Every three years, the Copyright Office reviews the rules for unlocking and jailbreaking your phone as part of the review of rules that the DMCA mandates.
This time they determined that there were enough unlocked phones for sale, and therefore unlocking your own without the permission of your carrier would be illegal.
Proponents of unlocking argued that “some devices sold by carriers are permanently locked and because unlocking policies contain restrictions and may not apply to all of a carrier's devices."
The Copyright Office wasn’t buying: "with respect to newly purchased phones, proponents had not satisfied their burden of showing adverse effects related to a technological protection measure."
They did (on Oct. 28th of 20120) give consumers a 90 day period to unlock their phones without permission.
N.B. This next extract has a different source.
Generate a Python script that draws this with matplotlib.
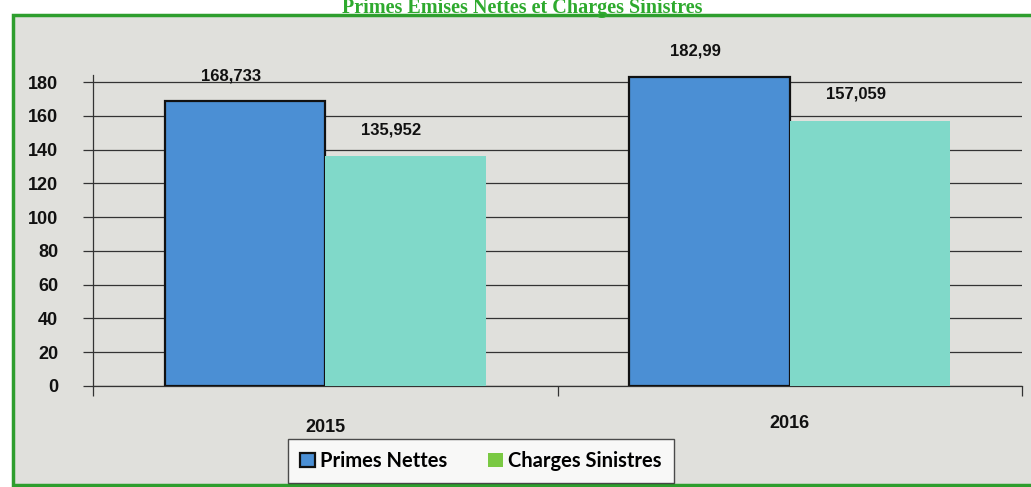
import matplotlib
matplotlib.use("Agg")
import matplotlib.pyplot as plt
from matplotlib.patches import Rectangle, Patch
import numpy as np

categories = ["2015", "2016"]
primes = [168.733, 182.99]
charges = [135.952, 157.059]
primes_labels = ["168,733", "182,99"]
charges_labels = ["135,952", "157,059"]
yticks = [0, 20, 40, 60, 80, 100, 120, 140, 160, 180]

W, H = 1031, 487
fig = plt.figure(figsize=(W / 100, H / 100), dpi=100)
fig.patch.set_facecolor("white")

# green frame with gray background
frame = Rectangle((13 / W, 1 - 485 / H), (1045 - 13) / W, (485 - 15) / H,
                  transform=fig.transFigure, facecolor="#e0e0dc",
                  edgecolor="#2e9e2e", linewidth=2.5, zorder=-10)
fig.patches.append(frame)

fig.text(522 / W, 1 - 13 / H, "Primes Emises Nettes et Charges Sinistres",
         ha="center", va="baseline", fontsize=14.5, fontweight="bold",
         family="Liberation Serif", color="#2eaa2e")

ax = fig.add_axes([93 / W, 1 - 386 / H, (1022 - 93) / W, (386 - 75) / H])
ax.set_facecolor("none")

x = np.arange(len(categories))
bw = 0.345
b1 = ax.bar(x - bw / 2, primes, bw, color="#4b8fd4", edgecolor="#111111",
            linewidth=1.6, zorder=3)
b2 = ax.bar(x + bw / 2, charges, bw, color="#80d9c9", edgecolor="none",
            zorder=3)

for i in range(len(categories)):
    ax.annotate(primes_labels[i], (x[i] - bw / 2, primes[i]), xytext=(-10, 13),
                textcoords="offset points", ha="center", va="bottom",
                fontsize=12, fontweight="bold", family="Liberation Sans",
                color="#111111")
    ax.annotate(charges_labels[i], (x[i] + bw / 2, charges[i]), xytext=(-10, 14),
                textcoords="offset points", ha="center", va="bottom",
                fontsize=12, fontweight="bold", family="Liberation Sans",
                color="#111111")

ax.set_ylim(0, 184.2)
ax.set_xlim(-0.5, 1.5)
ax.set_yticks(yticks)
ax.set_yticklabels([str(v) for v in yticks], fontsize=13, fontweight="bold",
                   family="Liberation Sans", color="#111111")
ax.yaxis.grid(True, color="#333333", linewidth=0.9, zorder=1)
ax.set_axisbelow(True)
ax.tick_params(axis="y", direction="out", length=7, width=0.9, color="#333333", pad=18)

ax.set_xticks([-0.5, 0.5, 1.5])
ax.set_xticklabels(["", "", ""])
ax.tick_params(axis="x", direction="out", length=7, width=0.9, color="#333333")

for s in ["top", "right"]:
    ax.spines[s].set_visible(False)
for s in ["left", "bottom"]:
    ax.spines[s].set_color("#333333")
    ax.spines[s].set_linewidth(0.9)

cat_y = [428, 424]
for i, c in enumerate(categories):
    fig.text((93 + (i + 0.5) * (1022 - 93) / 2) / W, 1 - cat_y[i] / H, c,
             ha="center", va="center", fontsize=13, fontweight="bold",
             family="Liberation Sans", color="#111111")

handles = [Patch(facecolor="#4b8fd4", edgecolor="#111111", linewidth=1.6),
           Patch(facecolor="#7ac943", edgecolor="none")]
leg = fig.legend(handles, ["Primes Nettes", "Charges Sinistres"], ncol=2,
                 loc="center", bbox_to_anchor=(481 / W, 1 - 461 / H),
                 frameon=True, fancybox=False, handlelength=0.75,
                 handleheight=0.75, handletextpad=0.25, columnspacing=2.0,
                 borderpad=0.6, borderaxespad=0,
                 prop={"family": "Lato", "weight": "bold", "size": 14.5})
leg.get_frame().set_edgecolor("#222222")
leg.get_frame().set_facecolor("white")
leg.get_frame().set_linewidth(1.0)
leg.set_zorder(5)

fig.savefig("out.png", dpi=100, facecolor=fig.get_facecolor())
They upheld the ruling that jailbreaking (running unauthorized apps) would still be legal, although it could certainly void your warranty (iPhone is the main phone affected by jailbreaking).
The jailbreaking rule was not extended for tablets because the proposed definition for a tablet was too broad.
You can sign a petition to ask the Copyright Office to reverse its decision based on the argument that “the resale value will be reduced while they have already been been purchased by the user, will force exorbitant roaming fees and reduce consumer choice.”
The petition has about 7,000 signatures but needs another 93,000 by Feb. 23rd in order to receive a formal White House response.